Chinese dynasties pretty much viewed tribunes as de facto parts of the empire. Chinese dynasties tended to only invade to formally and directly administer hostile neighbouring powers into the empire who previously attacked China. The XiongNu, the Jin, the Mongols, the Qing and countless others were all incorporated eventually as well as countless other less famous ones.

This flexibility and open mindedness is one of the main reasons why China’s has 56 ethnic minorities (as opposed to the western model that wiped out far more), and who were all able to live in relative harmony for thousands of years.

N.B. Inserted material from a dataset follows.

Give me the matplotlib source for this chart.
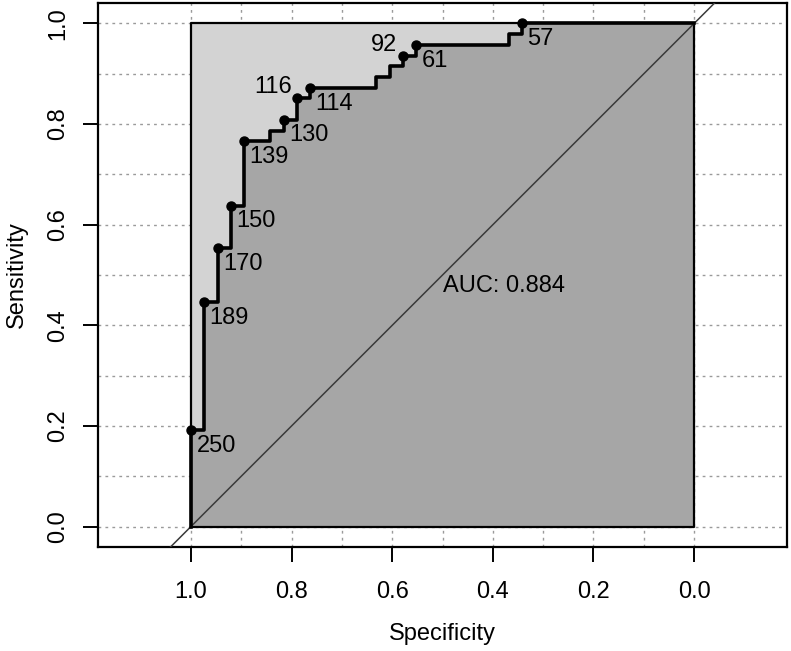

There is a reason it’s China and not Han-Land you know. :rolleyes:

Only idiots and/or revisionists would try to impose modern day ideas and normals on ancient history to try twist history to suit their own preferred narrative rather than look at history honestly in context of the norms and custome of the time.
 

The Observer

Junior Member
Registered Member
It seems there are a lot of misunderstandings about what I posted. To be clear, I was posting about territorial claims.

The map of China that resembles the modern China territory the most is the Qing's, and that map does include Taiwan as China's territory.

However, Taiwan had not been colored as under China's rule BEFORE Qing dynasty, at least if the Wikipedia's maps are the ones agreed upon by the members of this forum.

And NO, I am not claiming Taiwan should be a part of Japan. I just wrote if China needs a time in history for it to justify it's claim on Taiwan, it should point to Qing's rule instead of the whole China's history, much of which Taiwan wasn't even a part of.